Personal information
- Full name: Corneliu Robe
- Date of birth: 23 May 1908
- Place of birth: Bucharest, Romania
- Date of death: 4 January 1969 (aged 60)
- Place of death: Bucharest, Romania
- Position: Midfielder

Senior career*
- Years: Team / Apps / (Gls)
- 1924–1925: Colțea București
- 1925–1932: Olympia București
- 1932–1936: Unirea Tricolor București / 40 / (1)
- 1936–1937: Sportul Studențesc București

International career
- 1930–1935: Romania / 14 / (0)

= Corneliu Robe =

Romanian footballer

Corneliu Robe (23 May 1908 – 4 January 1969) was a Romanian football player who was a member of the Romania national football team which participated in the 1930 FIFA World Cup.
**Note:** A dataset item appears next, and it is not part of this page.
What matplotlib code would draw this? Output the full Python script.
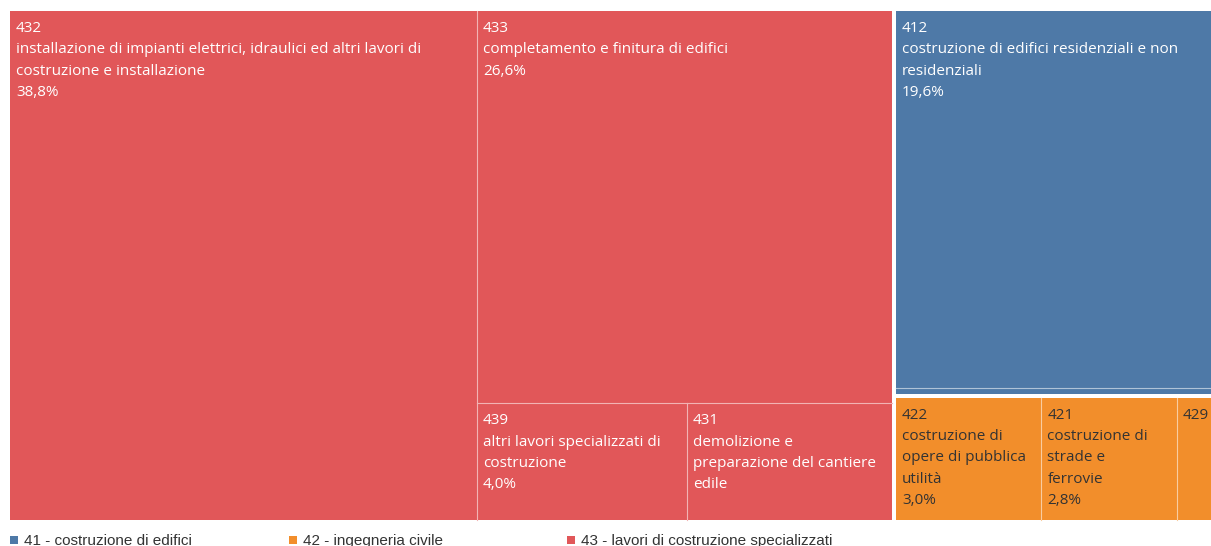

He used to play as a midfielder.

== Career ==

=== Club career ===

In his career as a football player, Corneliu Robe played for four clubs: Colțea, Olympia, Unirea Tricolor and Sportul Studențesc all teams from Bucharest, his hometown. He started his career in 1924, when he was sixteen, at Colțea București. He played for Olympia from 1925 until 1932, when he signed with Unirea Tricolor București, a club from Obor (Colentina quarter). He retired from football in 1937, when he was only twenty-nine.

=== National team ===

Corneliu Robe played for the Romania national football team between 1930 and 1935. In 1930, despite not having any appearance for the national team, he was picked up for Romania's squad for the 1930 FIFA World Cup in Uruguay. He played his first match for the national team at the 1930 FIFA World Cup, a defeat against the winners of the competition, Uruguay. He gained fourteen caps for Romania, but he did not score a goal. His last match for the national team was a defeat against Yugoslavia, on 1 January 1935.